» **TASK STATEMENT**: Restate the data word for word and leave the images out.

┌──

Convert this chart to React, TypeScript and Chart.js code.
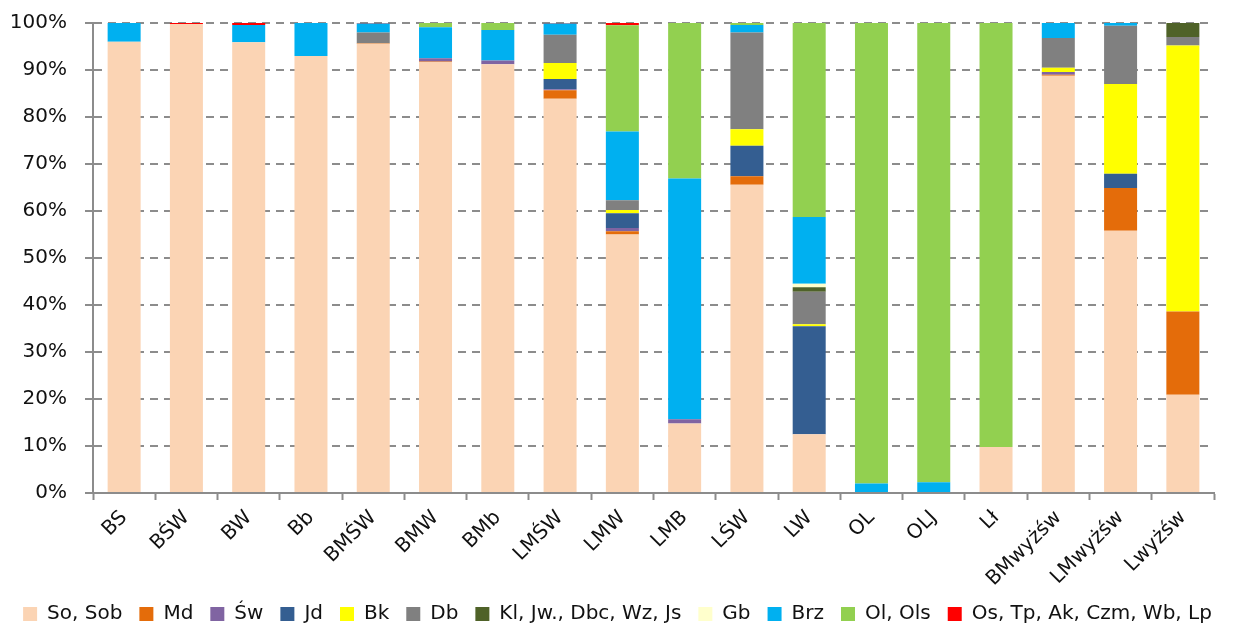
import React, { useEffect, useRef } from "react";
import { Chart, registerables } from "chart.js";

Chart.register(...registerables);

const categories = [
  "BS", "BŚW", "BW", "Bb", "BMŚW", "BMW", "BMb", "LMŚW", "LMW", "LMB",
  "LŚW", "LW", "OL", "OLJ", "Lł", "BMwyżśw", "LMwyżśw", "Lwyżśw",
];

const seriesNames = [
  "So, Sob", "Md", "Św", "Jd", "Bk", "Db", "Kl, Jw., Dbc, Wz, Js", "Gb", "Brz", "Ol, Ols",
  "Os, Tp, Ak, Czm, Wb, Lp",
];

const seriesColors = [
  "#FBD4B4", "#E46C0A", "#8064A2", "#345E91", "#FFFF00", "#808080", "#4F6228",
  "#FFFFCC", "#00B0F0", "#92D050", "#FF0000",
];

const soSob = [96.0, 99.8, 95.9, 93.0, 95.6, 91.7, 91.2, 83.9, 55.0, 14.8, 65.6, 12.5, 0, 0, 9.8, 88.8, 55.8, 20.9];
const md = [0, 0, 0, 0, 0.1, 0.1, 0, 1.8, 0.7, 0, 1.8, 0, 0, 0, 0, 0.2, 9.1, 17.7];
const sw = [0, 0, 0, 0, 0, 0.7, 0.8, 0.2, 0.7, 0.9, 0, 0, 0, 0, 0, 0.6, 0, 0];
const jd = [0, 0, 0, 0, 0, 0, 0, 2.2, 3.1, 0, 6.5, 23.0, 0, 0, 0, 0, 3.0, 0];
const bk = [0, 0, 0, 0, 0, 0, 0, 3.4, 0.7, 0, 3.5, 0.4, 0, 0, 0, 0.9, 19.1, 56.6];
const db = [0, 0, 0, 0, 2.3, 0, 0, 6.0, 2.1, 0, 20.6, 6.9, 0, 0, 0, 6.3, 12.4, 1.8];
const kl = [0, 0, 0, 0, 0, 0, 0, 0, 0, 0, 0, 1.0, 0, 0, 0, 0, 0, 3.0];
const gb = [0, 0, 0, 0, 0, 0, 0, 0, 0, 0, 0, 0.7, 0, 0, 0, 0, 0, 0];
const brz = [4.0, 0, 3.7, 7.0, 1.9, 6.6, 6.5, 2.4, 14.6, 51.2, 1.6, 14.2, 2.0, 2.3, 0, 3.2, 0.6, 0];
const ol = [0, 0, 0, 0, 0, 0.9, 1.5, 0, 22.6, 33.1, 0.4, 41.3, 98.0, 97.7, 90.2, 0, 0, 0];
const os = [0, 0.2, 0.4, 0, 0.1, 0, 0, 0.1, 0.5, 0, 0, 0, 0, 0, 0, 0, 0, 0];

const seriesValues = [soSob, md, sw, jd, bk, db, kl, gb, brz, ol, os];

const yTicks = [0, 10, 20, 30, 40, 50, 60, 70, 80, 90, 100];

export default function App() {
  const ref = useRef<HTMLCanvasElement | null>(null);

  useEffect(() => {
    if (!ref.current) return;
    Chart.defaults.font.family = "'DejaVu Sans', sans-serif";
    Chart.defaults.color = "#111";
    const chart = new Chart(ref.current, {
      type: "bar",
      data: {
        labels: categories,
        datasets: seriesNames.map((name, i) => ({
          label: name,
          data: seriesValues[i],
          backgroundColor: seriesColors[i],
          borderWidth: 0,
          categoryPercentage: 1,
          barPercentage: 0.53,
        })),
      },
      options: {
        animation: false,
        responsive: true,
        maintainAspectRatio: false,
        layout: { autoPadding: false, padding: { top: 23, right: 0, left: 0, bottom: -11 } },
        plugins: {
          tooltip: { enabled: false },
          legend: {
            position: "bottom",
            labels: {
              boxWidth: 14,
              boxHeight: 14,
              padding: 17,
              font: { size: 20 },
              color: "#111",
            },
          },
        },
        scales: {
          x: {
            stacked: true,
            grid: {
              drawOnChartArea: false,
              offset: true,
              tickLength: 7,
              tickColor: "#8c8c8c",
              tickWidth: 2,
            },
            border: { color: "#8c8c8c", width: 2 },
            ticks: {
              font: { size: 20 },
              maxRotation: 45,
              minRotation: 45,
              autoSkip: false,
              padding: 6,
              color: "#111",
            },
            afterFit: (scale: any) => {
              scale.height = 94;
              scale.paddingLeft = 0;
              scale.paddingRight = 0;
            },
          },
          y: {
            stacked: true,
            min: 0,
            max: 100,
            afterBuildTicks: (scale: any) => {
              scale.ticks = yTicks.map((v) => ({ value: v }));
            },
            grid: {
              color: "#8c8c8c",
              lineWidth: 2,
              tickLength: 8,
              tickColor: "#8c8c8c",
              tickWidth: 2,
              tickBorderDash: [],
            },
            border: { color: "#8c8c8c", width: 2, dash: [8, 6] },
            ticks: {
              font: { size: 20 },
              padding: 18,
              color: "#111",
              callback: (v: any) => v + "%",
            },
            afterFit: (scale: any) => {
              scale.width = 93;
              scale.paddingTop = 0;
              scale.paddingBottom = 0;
            },
          },
          yRight: {
            position: "right",
            display: true,
            min: 0,
            max: 100,
            grid: { display: false, drawTicks: false },
            border: { display: false },
            ticks: { display: false },
            afterFit: (scale: any) => {
              scale.width = 21;
              scale.paddingTop = 0;
              scale.paddingBottom = 0;
            },
          },
        },
      },
    });
    return () => chart.destroy();
  }, []);

  return (
    <div style={{ position: "absolute", left: 0, top: 0, width: 1235, height: 623 }}>
      <canvas ref={ref} />
    </div>
  );
}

└──

» **EXERCISE SOLUTION**:
Convert this chart to React, TypeScript and Chart.js code.
import React, { useEffect, useRef } from "react";
import { Chart, registerables } from "chart.js";

Chart.register(...registerables);

const categories = [
  "BS", "BŚW", "BW", "Bb", "BMŚW", "BMW", "BMb", "LMŚW", "LMW", "LMB",
  "LŚW", "LW", "OL", "OLJ", "Lł", "BMwyżśw", "LMwyżśw", "Lwyżśw",
];

const seriesNames = [
  "So, Sob", "Md", "Św", "Jd", "Bk", "Db", "Kl, Jw., Dbc, Wz, Js", "Gb", "Brz", "Ol, Ols",
  "Os, Tp, Ak, Czm, Wb, Lp",
];

const seriesColors = [
  "#FBD4B4", "#E46C0A", "#8064A2", "#345E91", "#FFFF00", "#808080", "#4F6228",
  "#FFFFCC", "#00B0F0", "#92D050", "#FF0000",
];

const soSob = [96.0, 99.8, 95.9, 93.0, 95.6, 91.7, 91.2, 83.9, 55.0, 14.8, 65.6, 12.5, 0, 0, 9.8, 88.8, 55.8, 20.9];
const md = [0, 0, 0, 0, 0.1, 0.1, 0, 1.8, 0.7, 0, 1.8, 0, 0, 0, 0, 0.2, 9.1, 17.7];
const sw = [0, 0, 0, 0, 0, 0.7, 0.8, 0.2, 0.7, 0.9, 0, 0, 0, 0, 0, 0.6, 0, 0];
const jd = [0, 0, 0, 0, 0, 0, 0, 2.2, 3.1, 0, 6.5, 23.0, 0, 0, 0, 0, 3.0, 0];
const bk = [0, 0, 0, 0, 0, 0, 0, 3.4, 0.7, 0, 3.5, 0.4, 0, 0, 0, 0.9, 19.1, 56.6];
const db = [0, 0, 0, 0, 2.3, 0, 0, 6.0, 2.1, 0, 20.6, 6.9, 0, 0, 0, 6.3, 12.4, 1.8];
const kl = [0, 0, 0, 0, 0, 0, 0, 0, 0, 0, 0, 1.0, 0, 0, 0, 0, 0, 3.0];
const gb = [0, 0, 0, 0, 0, 0, 0, 0, 0, 0, 0, 0.7, 0, 0, 0, 0, 0, 0];
const brz = [4.0, 0, 3.7, 7.0, 1.9, 6.6, 6.5, 2.4, 14.6, 51.2, 1.6, 14.2, 2.0, 2.3, 0, 3.2, 0.6, 0];
const ol = [0, 0, 0, 0, 0, 0.9, 1.5, 0, 22.6, 33.1, 0.4, 41.3, 98.0, 97.7, 90.2, 0, 0, 0];
const os = [0, 0.2, 0.4, 0, 0.1, 0, 0, 0.1, 0.5, 0, 0, 0, 0, 0, 0, 0, 0, 0];

const seriesValues = [soSob, md, sw, jd, bk, db, kl, gb, brz, ol, os];

const yTicks = [0, 10, 20, 30, 40, 50, 60, 70, 80, 90, 100];

export default function App() {
  const ref = useRef<HTMLCanvasElement | null>(null);

  useEffect(() => {
    if (!ref.current) return;
    Chart.defaults.font.family = "'DejaVu Sans', sans-serif";
    Chart.defaults.color = "#111";
    const chart = new Chart(ref.current, {
      type: "bar",
      data: {
        labels: categories,
        datasets: seriesNames.map((name, i) => ({
          label: name,
          data: seriesValues[i],
          backgroundColor: seriesColors[i],
          borderWidth: 0,
          categoryPercentage: 1,
          barPercentage: 0.53,
        })),
      },
      options: {
        animation: false,
        responsive: true,
        maintainAspectRatio: false,
        layout: { autoPadding: false, padding: { top: 23, right: 0, left: 0, bottom: -11 } },
        plugins: {
          tooltip: { enabled: false },
          legend: {
            position: "bottom",
            labels: {
              boxWidth: 14,
              boxHeight: 14,
              padding: 17,
              font: { size: 20 },
              color: "#111",
            },
          },
        },
        scales: {
          x: {
            stacked: true,
            grid: {
              drawOnChartArea: false,
              offset: true,
              tickLength: 7,
              tickColor: "#8c8c8c",
              tickWidth: 2,
            },
            border: { color: "#8c8c8c", width: 2 },
            ticks: {
              font: { size: 20 },
              maxRotation: 45,
              minRotation: 45,
              autoSkip: false,
              padding: 6,
              color: "#111",
            },
            afterFit: (scale: any) => {
              scale.height = 94;
              scale.paddingLeft = 0;
              scale.paddingRight = 0;
            },
          },
          y: {
            stacked: true,
            min: 0,
            max: 100,
            afterBuildTicks: (scale: any) => {
              scale.ticks = yTicks.map((v) => ({ value: v }));
            },
            grid: {
              color: "#8c8c8c",
              lineWidth: 2,
              tickLength: 8,
              tickColor: "#8c8c8c",
              tickWidth: 2,
              tickBorderDash: [],
            },
            border: { color: "#8c8c8c", width: 2, dash: [8, 6] },
            ticks: {
              font: { size: 20 },
              padding: 18,
              color: "#111",
              callback: (v: any) => v + "%",
            },
            afterFit: (scale: any) => {
              scale.width = 93;
              scale.paddingTop = 0;
              scale.paddingBottom = 0;
            },
          },
          yRight: {
            position: "right",
            display: true,
            min: 0,
            max: 100,
            grid: { display: false, drawTicks: false },
            border: { display: false },
            ticks: { display: false },
            afterFit: (scale: any) => {
              scale.width = 21;
              scale.paddingTop = 0;
              scale.paddingBottom = 0;
            },
          },
        },
      },
    });
    return () => chart.destroy();
  }, []);

  return (
    <div style={{ position: "absolute", left: 0, top: 0, width: 1235, height: 623 }}>
      <canvas ref={ref} />
    </div>
  );
}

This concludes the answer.